The radiation is stronger than that used for an X-ray, but the procedure is painless. Each highly targeted treatment lasts only a few minutes, although the setup time—getting you into place for treatment—takes longer.
Patients often ask if radiation treatment will make them sick or make their hair fall out. The answer, Dr. Fryefield says, is no.
“The radiation only goes where it’s supposed to go. The goal is to hurt the cancer and keep the healthy tissue happy.”
At WVCI, an expertly trained team, lead by the patient’s radiation oncologist, creates a customized, individualized plan of treatment for each patient.
With today’s advanced techniques, the side effects of radiation treatment are usually minimal and will recede.
Patients don’t feel anything during treatment, and because there are no immediate side effects patients are able to drive to and from their treatment sessions.
Side effects happen over the course of a few weeks, and the extent depends on the individual and the area being treated.
Our team of prostate cancer experts plays a vital role in planning your treatment.
Our medical dosimetrist is highly skilled and trained to understand how radiation oncology treatment machines and equipment work and have the expertise needed to generate radiation dose distributions and dose calculations in collaboration with our medical physicists and your radiation oncologist.

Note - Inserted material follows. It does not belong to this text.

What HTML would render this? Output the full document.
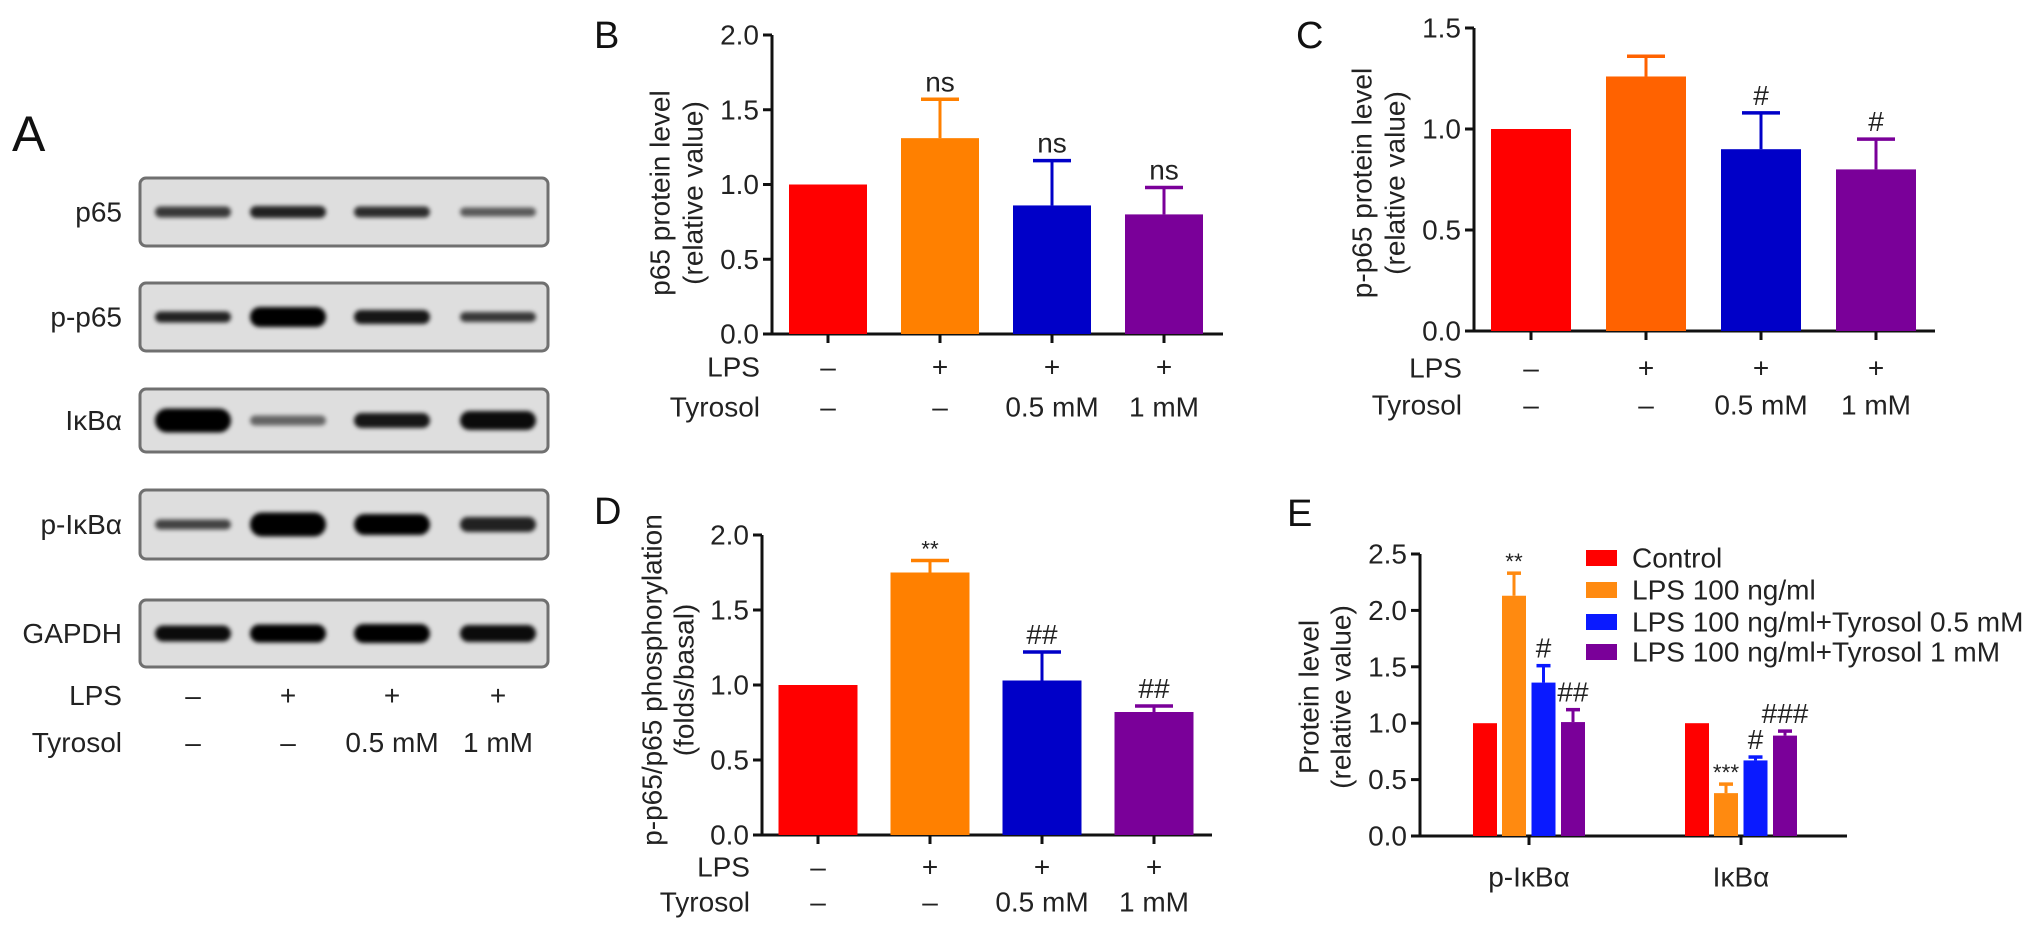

We have three physicists who oversee the technical aspects of your radiation therapy and who supervise quality assurance and radiation safety procedures by checking each radiation plan and running it through a series of safety checks before our radiation therapists administer the radiation treatments.

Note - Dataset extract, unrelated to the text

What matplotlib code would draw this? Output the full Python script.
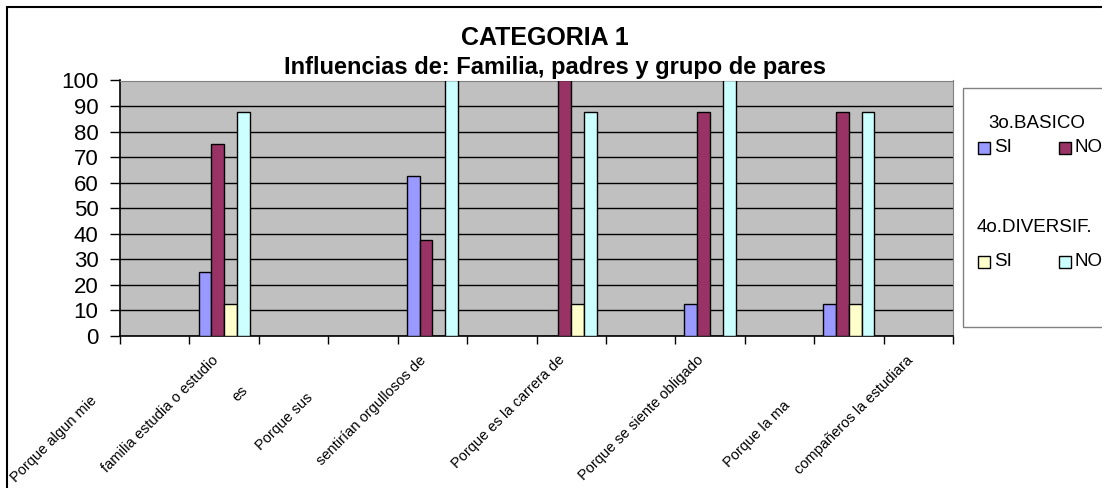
import matplotlib
matplotlib.use("Agg")
import matplotlib.pyplot as plt
from matplotlib.patches import Rectangle
import numpy as np

plt.rcParams['font.family'] = ['Liberation Sans', 'DejaVu Sans']

# ---- data ----
n_slots = 12
group_slots = [1, 4, 6, 8, 10]
si_basico = [25, 62.5, 0, 12.5, 12.5]
no_basico = [75, 37.5, 100, 87.5, 87.5]
si_divers = [12.5, 0, 12.5, 0, 12.5]
no_divers = [87.5, 100, 87.5, 100, 87.5]
series_names = ["SI", "NO", "SI", "NO"]
series_colors = ["#9999FF", "#993366", "#FFFFCC", "#CCFFFF"]
legend_titles = ["3o.BASICO", "4o.DIVERSIF."]
yticks = list(range(0, 101, 10))

upper_labels = ["familia estudia o estudio", "sentirían orgullosos de",
                "Porque es la carrera de", "Porque se siente obligado",
                "compañeros la estudiara"]
upper_pos = [0.88, 3.88, 5.88, 7.87, 10.9]
lower_labels = ["Porque algun mie", "es", "Porque sus", "Porque la ma"]
lower_pos = [-0.86, 1.31, 2.25, 9.12]
lower_drop = [62, 52, 59, 67]

title1 = "CATEGORIA 1"
title2 = "Influencias de: Familia, padres y grupo de pares"

# ---- figure ----
W, H = 1102, 488
fig = plt.figure(figsize=(W / 100, H / 100), dpi=100)
fig.patch.set_facecolor("white")

def fx(px):
    return px / W

def fy(py):
    return 1 - py / H

# outer chart border (extends beyond the picture on right/bottom)
fig.patches.append(Rectangle((fx(7), fy(600)), fx(1200), fy(7) - fy(600),
                             transform=fig.transFigure, fill=False,
                             edgecolor="black", linewidth=1.5))

ax = fig.add_axes([fx(120), fy(336), fx(953) - fx(120), fy(80.5) - fy(336)])
ax.set_facecolor("#C0C0C0")

bw = 0.184
all_series = [si_basico, no_basico, si_divers, no_divers]
x = np.array(group_slots, dtype=float)
for k, (vals, col) in enumerate(zip(all_series, series_colors)):
    ax.bar(x + (k - 1.5) * bw, vals, width=bw, color=col, edgecolor="black",
           linewidth=1.0, zorder=3)

ax.set_xlim(-0.5, n_slots - 0.5)
ax.set_ylim(0, 100)
ax.set_yticks(yticks)
ax.yaxis.grid(True, color="black", linewidth=1.0, zorder=1)
ax.set_axisbelow(True)
ax.tick_params(axis="y", direction="out", length=7, width=1, labelsize=16,
               pad=8.5, colors="black")
ax.set_xticks(np.arange(-0.5, n_slots, 1.0))
ax.set_xticklabels([])
ax.tick_params(axis="x", direction="out", length=6, width=1)
for s in ["top", "right"]:
    ax.spines[s].set_color("#808080")
for s in ["left", "bottom"]:
    ax.spines[s].set_color("black")
    ax.spines[s].set_linewidth(1.2)

axh = 336 - 80.5
tr = ax.get_xaxis_transform()
for lab, p in zip(upper_labels, upper_pos):
    ax.text(p, -22 / axh, lab, transform=tr, rotation=45, rotation_mode="anchor",
            ha="right", va="center", fontsize=10.5, clip_on=False)
for lab, p, d in zip(lower_labels, lower_pos, lower_drop):
    ax.text(p, -d / axh, lab, transform=tr, rotation=45, rotation_mode="anchor",
            ha="right", va="center", fontsize=10.5, clip_on=False)

# titles
fig.text(fx(545), fy(38), title1, ha="center", va="center", fontsize=18,
         fontweight="bold")
fig.text(fx(555), fy(67), title2, ha="center", va="center", fontsize=17,
         fontweight="bold")

# legend (manual layout)
fig.patches.append(Rectangle((fx(963), fy(327)), fx(300), fy(88) - fy(327),
                             transform=fig.transFigure, facecolor="white",
                             edgecolor="#808080", linewidth=1.0))
rows = [(123, 148, 988), (228, 262, 977)]
marker_x = [978, 1059]
for g, (ty, ey, tx) in enumerate(rows):
    fig.text(fx(tx), fy(ty), legend_titles[g], ha="left", va="center",
             fontsize=13.5)
    for j in range(2):
        idx = 2 * g + j
        mx = marker_x[j]
        fig.patches.append(Rectangle((fx(mx), fy(ey + 6)), fx(12), fy(ey - 6) - fy(ey + 6),
                                     transform=fig.transFigure,
                                     facecolor=series_colors[idx],
                                     edgecolor="black", linewidth=1.0))
        fig.text(fx(mx + 16), fy(ey), series_names[idx], ha="left", va="center",
                 fontsize=13.5)

fig.savefig("out.png", dpi=100)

What happens if prostate cancer returns after radiation or surgery?
If your prostate-specific antigen (PSA) numbers rise after a definitive therapy, such as surgery or radiation, for most patients, there will be no other evidence of the disease. That’s good news because, in most cases, treatment is unnecessary right away.

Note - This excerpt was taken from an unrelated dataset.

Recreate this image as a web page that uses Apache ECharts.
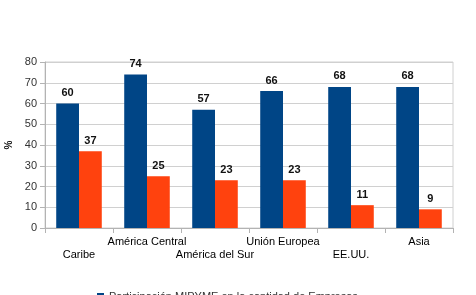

If your PSA is rising, a bone and CAT scan is usually ordered to see whether the cancer has spread. If the prostate cancer does spread, the vast majority of cases show in the bones first, then the lymph nodes or abdomen. But this scenario is fairly uncommon when doctors see PSA rising after therapy.
With a slow-rising PSA, your oncologist will track it over time and perform periodic scans to find any cancer growth. It’s not a “sit back and watch” approach. Rather, with active surveillance, the doctor looks at very precise measurements over time to monitor changes.
For most patients, checks happen every two to three months. But all treatment plans are individualized to the patient’s case and comfort level.
When your doctor is ready to treat a high PSA, the first intervention is typically Lupron, a drug that lowers testosterone levels, which cancer feeds on.
There are two possible ways to take Lupron: intermittently or continuously. The data shows that continuous Lupron is slightly better than intermittent Lupron, but the side effects are more significant. The best course of action is to individualize.
Individualized treatment plans are the most important aspect of cancer care, as our understanding of cancer has advanced and the treatments have become more focused on specific abnormalities.
Chemotherapy is rarely the first option, even when a large mass is found. There are now a multitude of options before chemotherapy is recommended. Hormonal medicines are more specific in the enzymes they target, which means fewer side effects and a more effective treatment. There are also new medicines and molecular drugs that target specific proteins that cancer cells rely on to grow.
Before you make a decision, we recommend that you seek several opinions and review your options. We are here to help you learn the facts, know your options and choose what’s best for you.